A critical point often missing from cable-news discussions is made explicit: gun policy does not operate in isolation. States with strong laws operate within a national system in which firearms move freely across borders. States with weak regulations supply guns to states that attempt to protect their residents. Law enforcement data repeatedly confirms that many weapons used in crimes in states like Rhode Island, Massachusetts, and California originate in states with lax gun laws. This is not conjecture; it is documented reality.

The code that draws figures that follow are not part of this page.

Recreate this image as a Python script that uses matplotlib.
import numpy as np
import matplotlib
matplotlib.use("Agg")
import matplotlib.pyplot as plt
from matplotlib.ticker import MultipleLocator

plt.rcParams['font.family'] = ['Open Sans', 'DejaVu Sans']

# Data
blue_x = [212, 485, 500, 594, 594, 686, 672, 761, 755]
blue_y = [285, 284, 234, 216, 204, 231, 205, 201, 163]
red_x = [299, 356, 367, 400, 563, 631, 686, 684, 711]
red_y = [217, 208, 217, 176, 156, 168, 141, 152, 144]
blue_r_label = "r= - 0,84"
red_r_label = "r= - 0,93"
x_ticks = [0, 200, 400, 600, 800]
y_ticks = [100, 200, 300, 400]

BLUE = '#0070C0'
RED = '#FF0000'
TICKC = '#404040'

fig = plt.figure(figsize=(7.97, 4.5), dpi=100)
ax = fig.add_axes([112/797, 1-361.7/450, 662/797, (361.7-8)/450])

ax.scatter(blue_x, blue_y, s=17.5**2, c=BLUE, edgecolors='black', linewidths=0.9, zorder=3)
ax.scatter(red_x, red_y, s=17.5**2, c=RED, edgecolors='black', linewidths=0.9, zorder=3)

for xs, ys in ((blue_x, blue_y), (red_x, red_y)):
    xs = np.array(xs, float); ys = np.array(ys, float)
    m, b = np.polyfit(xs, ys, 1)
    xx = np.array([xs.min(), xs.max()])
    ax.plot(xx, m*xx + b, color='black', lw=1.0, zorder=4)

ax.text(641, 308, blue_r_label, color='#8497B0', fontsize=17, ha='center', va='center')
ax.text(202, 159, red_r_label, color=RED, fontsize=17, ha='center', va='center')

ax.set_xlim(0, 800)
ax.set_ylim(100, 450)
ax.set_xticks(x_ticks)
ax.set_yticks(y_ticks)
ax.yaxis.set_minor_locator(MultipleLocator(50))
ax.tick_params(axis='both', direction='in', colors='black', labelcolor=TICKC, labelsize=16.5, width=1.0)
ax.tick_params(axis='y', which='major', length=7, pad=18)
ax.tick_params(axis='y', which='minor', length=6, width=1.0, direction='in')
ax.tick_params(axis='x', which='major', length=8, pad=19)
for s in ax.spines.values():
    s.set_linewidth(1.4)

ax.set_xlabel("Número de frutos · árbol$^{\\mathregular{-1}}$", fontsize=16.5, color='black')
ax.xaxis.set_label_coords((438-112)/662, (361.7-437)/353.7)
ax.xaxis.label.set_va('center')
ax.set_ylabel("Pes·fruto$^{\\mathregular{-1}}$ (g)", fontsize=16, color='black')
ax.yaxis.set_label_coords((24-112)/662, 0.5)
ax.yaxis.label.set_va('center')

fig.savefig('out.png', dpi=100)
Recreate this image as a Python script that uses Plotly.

The discussion also grounds itself in recent legislative outcomes. In 2022, Congress passed the first significant federal gun safety legislation in three decades. The law expanded background checks, invested in mental health services, and funded community-based violence interruption programs. Following its implementation, gun violence and mass shooting rates declined nationwide. These results align with public-health research and international comparisons. Prevention works when it is funded and enforced.
The most consequential moment in the exchange comes when responsibility is named directly. Violence does not increase randomly. It increases when policy choices remove safeguards. Trump’s actions did precisely that. Gun rights were restored to individuals previously deemed too dangerous to possess firearms. The White House Office of Gun Violence Prevention was eliminated. Funding for mental health care and community anti-violence programs—many with bipartisan support—was cut.
These decisions have predictable outcomes. When mental health resources disappear, crises escalate. When community-based violence prevention is defunded, cycles of harm intensify. When guns are returned to dangerous individuals, violence increases. These are not speculative claims; they are outcomes supported by data and historical precedent. Treating them as debatable obscures accountability.
The exchange also highlights a broader media problem. Corporate outlets frequently pursue false balance, treating evidence-based conclusions as opinions and framing settled facts as open questions. This approach does not inform the public; it confuses it. By refusing to challenge misleading premises, mainstream media often shields power rather than scrutinizing it.
What makes this moment notable is a shift in political response. Democratic leaders increasingly reject defensive postures and speak directly about cause and effect. Policies are linked to outcomes. Outcomes are linked to responsibility. This clarity matters in a country where gun violence claims lives daily.
Gun violence in the United States is not an unsolvable mystery. It is the foreseeable result of political decisions shaped by ideology and corporate influence. When those decisions are named plainly and evaluated honestly, the myths fall away. The facts remain, and so does the responsibility to act.